- Das Bezirksgericht Bremgarten muss darüber urteilen, aus welchem Grund Eltern ihr Kind getötet haben.
- Passierte es aus Überforderung, oder wollten die Eltern, wie sie sagen, ihr behindertes Kind «erlösen»?
- Sie würden heute genau gleich handeln, sagten die Eltern vor Gericht am Montag.
- Anklage und Verteidigung zeichneten am Dienstag ein sehr unterschiedliches Bild der Familie.
War es Mord? Für das Bezirksgericht Bremgarten wird es nicht einfach, ein Urteil zu fällen. Die Tat spielte sich im Privaten ab und Anklage und Verteidigung beschreiben die Familie und ihre Situation enorm unterschiedlich.
Die Angeklagten und ihre Verteidiger
Angeklagt sind die heute 32-jährige Mutter und der 34-jährige Vater. Sie sollen 2020 ihre schwerstbehinderte dreijährige Tochter getötet haben. Sie haben ihr einen mit Ecstasy versetzten Schoppen gegeben und sie danach erstickt.
Den Aussagen den Eltern nach waren sie mit ihrem schwerstbehinderten Kind nicht überfordert. Das haben beide am Montag vor Gericht mehrfach betont. Die dreijährige Tochter litt an Cerebralparese, einer unheilbaren Krankheit. Sie konnte nicht richtig sitzen, hatte Angst vor dem Essen und Schlucken und war rund um die Uhr auf Betreuung angewiesen.
Ihr Tod sei für die Tochter das Beste gewesen, sagten Mutter und Vater vor Gericht. Sie würden es wieder tun, auch wenn es für sie als Eltern das Schlimmste sei.
Grausamer Tod, sagt Staatsanwaltschaft
Die Staatsanwaltschaft sagt, dass das Mädchen ein Leben lang auf Hilfe angewiesen gewesen wäre. Aber es habe Hoffnung auf eine verbesserte Situation gegeben. Eine geplante Operation und das spätere Wohnen in einer Institution hätten helfen können.
Die Tötung war von Anfang an der einzige Ausweg.

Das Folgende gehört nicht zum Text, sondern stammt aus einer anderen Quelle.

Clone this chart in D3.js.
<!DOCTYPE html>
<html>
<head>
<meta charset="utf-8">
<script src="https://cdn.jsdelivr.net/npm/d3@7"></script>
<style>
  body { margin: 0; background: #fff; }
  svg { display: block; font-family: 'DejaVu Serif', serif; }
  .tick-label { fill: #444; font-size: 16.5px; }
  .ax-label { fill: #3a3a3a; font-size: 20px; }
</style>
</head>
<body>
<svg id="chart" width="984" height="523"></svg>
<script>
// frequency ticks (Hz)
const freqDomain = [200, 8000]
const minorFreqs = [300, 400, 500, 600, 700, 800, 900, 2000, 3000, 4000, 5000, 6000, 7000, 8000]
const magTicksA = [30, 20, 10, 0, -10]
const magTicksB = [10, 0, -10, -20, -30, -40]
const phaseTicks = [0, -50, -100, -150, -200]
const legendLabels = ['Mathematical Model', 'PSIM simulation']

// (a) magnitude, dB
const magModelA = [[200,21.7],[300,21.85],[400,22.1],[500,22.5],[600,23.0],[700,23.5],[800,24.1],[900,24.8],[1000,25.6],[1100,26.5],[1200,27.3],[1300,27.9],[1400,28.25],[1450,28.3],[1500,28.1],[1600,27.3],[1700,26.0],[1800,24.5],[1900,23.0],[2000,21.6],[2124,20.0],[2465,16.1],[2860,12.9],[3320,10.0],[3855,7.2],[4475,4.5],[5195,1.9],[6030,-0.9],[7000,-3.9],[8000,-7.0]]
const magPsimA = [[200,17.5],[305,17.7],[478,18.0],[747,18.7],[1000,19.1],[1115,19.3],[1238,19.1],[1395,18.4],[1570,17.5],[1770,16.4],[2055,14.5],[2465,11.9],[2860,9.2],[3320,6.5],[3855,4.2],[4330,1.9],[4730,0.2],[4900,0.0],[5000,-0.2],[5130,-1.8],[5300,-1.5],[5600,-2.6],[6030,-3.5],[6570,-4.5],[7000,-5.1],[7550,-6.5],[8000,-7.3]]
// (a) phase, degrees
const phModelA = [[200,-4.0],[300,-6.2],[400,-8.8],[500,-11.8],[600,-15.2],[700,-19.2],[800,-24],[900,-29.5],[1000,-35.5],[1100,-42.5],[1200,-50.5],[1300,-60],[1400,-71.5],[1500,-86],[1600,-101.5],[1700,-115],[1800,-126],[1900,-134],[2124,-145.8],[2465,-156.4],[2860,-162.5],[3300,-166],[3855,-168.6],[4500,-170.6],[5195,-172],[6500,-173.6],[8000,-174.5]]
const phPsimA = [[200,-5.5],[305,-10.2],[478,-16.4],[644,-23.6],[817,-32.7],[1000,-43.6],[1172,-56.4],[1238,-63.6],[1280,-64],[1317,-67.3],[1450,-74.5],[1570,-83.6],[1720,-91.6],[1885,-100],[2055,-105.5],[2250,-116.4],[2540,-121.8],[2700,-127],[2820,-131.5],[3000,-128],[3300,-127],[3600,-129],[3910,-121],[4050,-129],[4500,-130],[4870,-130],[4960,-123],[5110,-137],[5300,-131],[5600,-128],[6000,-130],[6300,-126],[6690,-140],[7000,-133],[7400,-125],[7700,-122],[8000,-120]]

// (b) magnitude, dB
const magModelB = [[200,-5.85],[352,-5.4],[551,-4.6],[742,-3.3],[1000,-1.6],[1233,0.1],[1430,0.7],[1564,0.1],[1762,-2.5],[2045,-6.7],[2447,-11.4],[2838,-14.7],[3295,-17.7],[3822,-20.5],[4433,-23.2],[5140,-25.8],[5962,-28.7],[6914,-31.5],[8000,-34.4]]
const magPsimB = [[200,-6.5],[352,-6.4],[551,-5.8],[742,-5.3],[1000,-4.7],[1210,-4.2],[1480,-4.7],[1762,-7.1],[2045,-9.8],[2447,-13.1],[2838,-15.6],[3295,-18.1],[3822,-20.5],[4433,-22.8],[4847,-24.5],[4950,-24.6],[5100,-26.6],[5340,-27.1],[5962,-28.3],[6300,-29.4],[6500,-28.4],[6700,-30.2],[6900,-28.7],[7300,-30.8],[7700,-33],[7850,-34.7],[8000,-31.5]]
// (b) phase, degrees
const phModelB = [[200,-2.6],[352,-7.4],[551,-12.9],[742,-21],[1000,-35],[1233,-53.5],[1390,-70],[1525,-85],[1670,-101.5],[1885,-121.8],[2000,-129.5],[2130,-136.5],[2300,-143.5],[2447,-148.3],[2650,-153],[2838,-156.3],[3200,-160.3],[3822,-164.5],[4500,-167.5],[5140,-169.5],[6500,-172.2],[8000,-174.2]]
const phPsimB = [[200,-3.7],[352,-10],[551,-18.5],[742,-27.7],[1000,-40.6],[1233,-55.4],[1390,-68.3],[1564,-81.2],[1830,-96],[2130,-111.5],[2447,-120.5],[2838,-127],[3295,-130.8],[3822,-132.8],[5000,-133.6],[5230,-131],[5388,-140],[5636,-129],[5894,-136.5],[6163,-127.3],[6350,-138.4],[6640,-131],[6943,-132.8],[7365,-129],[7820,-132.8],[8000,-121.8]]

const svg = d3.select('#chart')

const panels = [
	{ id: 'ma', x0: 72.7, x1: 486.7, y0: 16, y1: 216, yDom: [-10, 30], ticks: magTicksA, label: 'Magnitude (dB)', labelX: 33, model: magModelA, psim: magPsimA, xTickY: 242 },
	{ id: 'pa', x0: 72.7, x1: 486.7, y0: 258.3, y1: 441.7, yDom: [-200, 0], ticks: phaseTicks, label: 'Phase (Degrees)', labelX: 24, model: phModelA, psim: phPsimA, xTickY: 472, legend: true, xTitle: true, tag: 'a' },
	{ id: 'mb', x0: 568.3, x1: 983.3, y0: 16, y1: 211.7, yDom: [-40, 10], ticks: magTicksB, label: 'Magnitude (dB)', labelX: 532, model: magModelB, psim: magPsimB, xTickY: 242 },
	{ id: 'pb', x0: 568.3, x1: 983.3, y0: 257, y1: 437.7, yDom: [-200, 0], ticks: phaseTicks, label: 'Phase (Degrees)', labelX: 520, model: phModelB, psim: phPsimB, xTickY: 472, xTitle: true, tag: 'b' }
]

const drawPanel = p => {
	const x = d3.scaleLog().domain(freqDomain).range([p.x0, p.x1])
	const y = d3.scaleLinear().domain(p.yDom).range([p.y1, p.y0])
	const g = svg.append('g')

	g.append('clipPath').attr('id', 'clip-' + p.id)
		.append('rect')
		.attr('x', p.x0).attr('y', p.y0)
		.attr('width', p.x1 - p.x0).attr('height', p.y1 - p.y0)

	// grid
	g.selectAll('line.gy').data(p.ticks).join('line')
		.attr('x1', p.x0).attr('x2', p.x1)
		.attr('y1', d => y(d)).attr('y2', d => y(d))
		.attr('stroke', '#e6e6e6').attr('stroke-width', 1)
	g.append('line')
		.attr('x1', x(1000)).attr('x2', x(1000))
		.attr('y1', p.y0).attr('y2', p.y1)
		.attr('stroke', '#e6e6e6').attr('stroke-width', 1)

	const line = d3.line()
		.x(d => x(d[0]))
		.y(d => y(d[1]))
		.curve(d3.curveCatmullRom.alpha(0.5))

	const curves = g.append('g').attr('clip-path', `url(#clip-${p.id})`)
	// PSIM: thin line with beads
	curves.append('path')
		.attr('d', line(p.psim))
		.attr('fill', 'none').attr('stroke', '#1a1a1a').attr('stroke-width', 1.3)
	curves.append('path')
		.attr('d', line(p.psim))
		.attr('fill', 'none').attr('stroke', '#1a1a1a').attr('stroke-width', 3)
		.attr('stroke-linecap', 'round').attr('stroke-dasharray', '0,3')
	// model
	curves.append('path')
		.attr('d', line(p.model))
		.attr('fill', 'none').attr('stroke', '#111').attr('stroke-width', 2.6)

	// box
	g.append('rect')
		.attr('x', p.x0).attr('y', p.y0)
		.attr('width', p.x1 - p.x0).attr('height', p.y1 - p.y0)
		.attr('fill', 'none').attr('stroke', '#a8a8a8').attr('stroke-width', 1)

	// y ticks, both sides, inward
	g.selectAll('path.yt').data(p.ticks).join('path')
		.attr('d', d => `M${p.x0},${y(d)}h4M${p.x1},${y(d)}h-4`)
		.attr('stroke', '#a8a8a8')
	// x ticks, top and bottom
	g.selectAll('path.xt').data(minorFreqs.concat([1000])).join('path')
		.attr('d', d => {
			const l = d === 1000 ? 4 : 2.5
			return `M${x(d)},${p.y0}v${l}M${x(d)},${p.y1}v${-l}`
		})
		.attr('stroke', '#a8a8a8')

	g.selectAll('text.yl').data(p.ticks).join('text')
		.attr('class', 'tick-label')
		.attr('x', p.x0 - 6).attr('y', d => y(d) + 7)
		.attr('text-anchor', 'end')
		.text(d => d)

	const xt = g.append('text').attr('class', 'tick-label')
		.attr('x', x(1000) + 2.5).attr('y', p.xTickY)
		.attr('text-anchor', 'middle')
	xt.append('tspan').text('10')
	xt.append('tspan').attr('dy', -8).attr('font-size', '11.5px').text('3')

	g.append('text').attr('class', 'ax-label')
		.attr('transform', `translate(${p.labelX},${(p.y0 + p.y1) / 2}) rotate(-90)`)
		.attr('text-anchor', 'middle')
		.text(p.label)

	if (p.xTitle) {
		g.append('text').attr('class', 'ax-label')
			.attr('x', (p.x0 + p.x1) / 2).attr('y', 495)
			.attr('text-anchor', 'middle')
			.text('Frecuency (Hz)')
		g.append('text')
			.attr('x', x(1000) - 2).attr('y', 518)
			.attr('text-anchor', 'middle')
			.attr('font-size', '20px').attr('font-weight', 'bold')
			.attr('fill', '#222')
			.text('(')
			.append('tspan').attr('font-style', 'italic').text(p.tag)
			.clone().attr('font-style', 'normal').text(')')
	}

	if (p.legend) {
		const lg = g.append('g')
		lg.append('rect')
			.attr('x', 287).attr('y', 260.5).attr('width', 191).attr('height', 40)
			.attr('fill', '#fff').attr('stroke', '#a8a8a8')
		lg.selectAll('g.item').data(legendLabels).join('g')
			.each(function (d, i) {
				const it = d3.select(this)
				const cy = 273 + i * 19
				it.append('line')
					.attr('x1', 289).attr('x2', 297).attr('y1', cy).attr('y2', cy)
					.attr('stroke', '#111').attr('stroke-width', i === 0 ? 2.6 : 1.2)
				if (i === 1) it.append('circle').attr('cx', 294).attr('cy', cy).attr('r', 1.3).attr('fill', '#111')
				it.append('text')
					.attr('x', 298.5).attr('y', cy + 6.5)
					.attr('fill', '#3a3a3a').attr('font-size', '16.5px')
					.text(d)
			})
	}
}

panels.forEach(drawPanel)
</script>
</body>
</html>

Die Eltern hätten sämtliche Hilfeangebote abgelehnt. «Die Tötung war von Anfang an der einzige Ausweg.» Aus der Überwachung der Familie sei bekannt, dass Gewalt und ein rauer Umgangston zum Alltag gehörten. «Sie führten nicht das aufopfernde Familienleben, wie sie es darstellen», sagte die Staatsanwältin.
Die Eltern hätten die Tötung der Tochter von langer Hand geplant. Das sei Mord und eine «besonders verwerfliche Auslöschung eines Menschenlebens».
Nach der hohen Dosis Ecstasy habe das Kind rund eine Stunde mit dem Tod gekämpft und somit gelitten, hält die Staatsanwaltschaft fest. Als der Tod nicht rasch genug eintrat, sei das Kind mit einem Geschirrtuch erstickt worden. Das sei grausam und skrupellos.
Nicht kaltblütig, findet Verteidiger
Der Verteidiger der Mutter sagte vor Gericht, es sei unbestritten, dass ein sehr junges Leben genommen wurde. Allen sei klar, dass die Handlung strafbar sei und durch nichts gerechtfertigt werden könnte. Trotzdem: «Vor mir sass (bei der Einvernahme) keine kaltblütige Mörderin, aber auch keine überforderte Mutter.»
Für einen Elternteil muss das Leiden schier unerträglich sein.
Die Staatsanwaltschaft unterstelle der Mutter, sie habe die Tochter loswerden wollen. Belegt habe sie das aber nicht. Das Kind habe gemäss Fachärzten unter Schmerzen gelitten und viel geschrien. «Für einen Elternteil muss es schier unerträglich sein, sein Kind so leiden zu sehen.»
Totschlag statt Mord?
Die geplante Operation hätte nur eines der Probleme des Mädchens entschärfen können. Die Eltern hätten gewollt, dass ihre Tochter durch die Drogen einschläft, das sei nicht heimtückisch. Die Mutter habe unter hohem psychischen Druck gestanden, die Tat sei deshalb als Totschlag zu werten.
Die Ohnmacht und das Mitleid führten dazu.
Der Verteidiger des Vaters argumentierte ähnlich. Der Vater habe sich in einer absoluten Ausnahmesituation befunden. Er habe nur einen Ausweg gesehen: Sein Kind von den Schmerzen zu erlösen.
Das Urteil wird am Freitag erwartet.